Often it is less about trusting other people and more about trusting yourself. Can I trust myself to be a good father? Can I trust that I will not make the same mistakes? Can I trust that if I let someone in again, I will not lose myself, or push them away, or repeat the patterns I have spent years trying not to see?
Those are real and important questions. And the answer to all of them is the same: you build self-trust the same way you build any kind of trust. Not through declarations or promises to yourself. Through consistent, honest action.
Every time you choose to respond rather than react. Every time you sit with discomfort instead of numbing it. Every time you show up for your kids the way you wish someone had shown up for you… you are building evidence. You are building a case for the person you are becoming.
Here is the most useful thing I know about rebuilding trust after a difficult experience.
Start small. Start internal.
Before you focus on trusting other people, practice trusting yourself in tiny, low-stakes situations. Your body says it needs rest, so you rest. Something feels off in a conversation, and you let yourself acknowledge that feeling instead of dismissing it. You feel like going for a walk, so you go.

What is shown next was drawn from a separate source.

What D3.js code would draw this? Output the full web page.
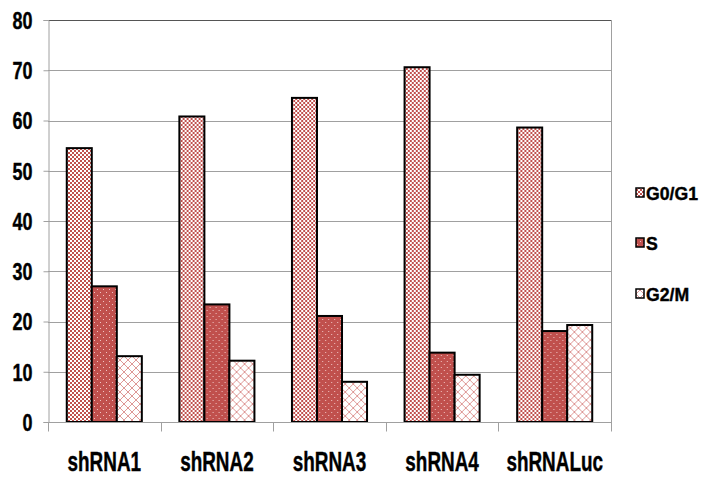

These small acts of self-trust are not trivial. They are the foundation. Every time you listen to yourself and nothing catastrophic happens, your nervous system receives a gentle but important message: my instincts can be trusted. I am safe inside myself.
Over time, that foundation becomes the ground you stand on when you are deciding whether to trust someone else.
Your Happiness Hack for this week is a two-question body check-in that you can use any time you are trying to navigate whether something or someone genuinely feels right.
When you are in a situation and you are not sure how you feel, pause and ask yourself:
First — does this feel safe, or does it just feel familiar?
Second — if this were a brand new person or situation I had never encountered before, what would my gut say right now?
Those two questions create just enough distance from our old patterns to let our genuine instincts speak. Not the conditioned ones. Not the ones shaped by fear or old experience. The real ones.
And trust, for now, does not have to mean certainty. It just has to mean that you are willing to listen.
If rebuilding trust feels like a mountain right now, that is okay. You do not have to climb the whole thing today. You just have to take the next small step and trust that it is enough.
Because it is, and as always remember the day is what YOU make it.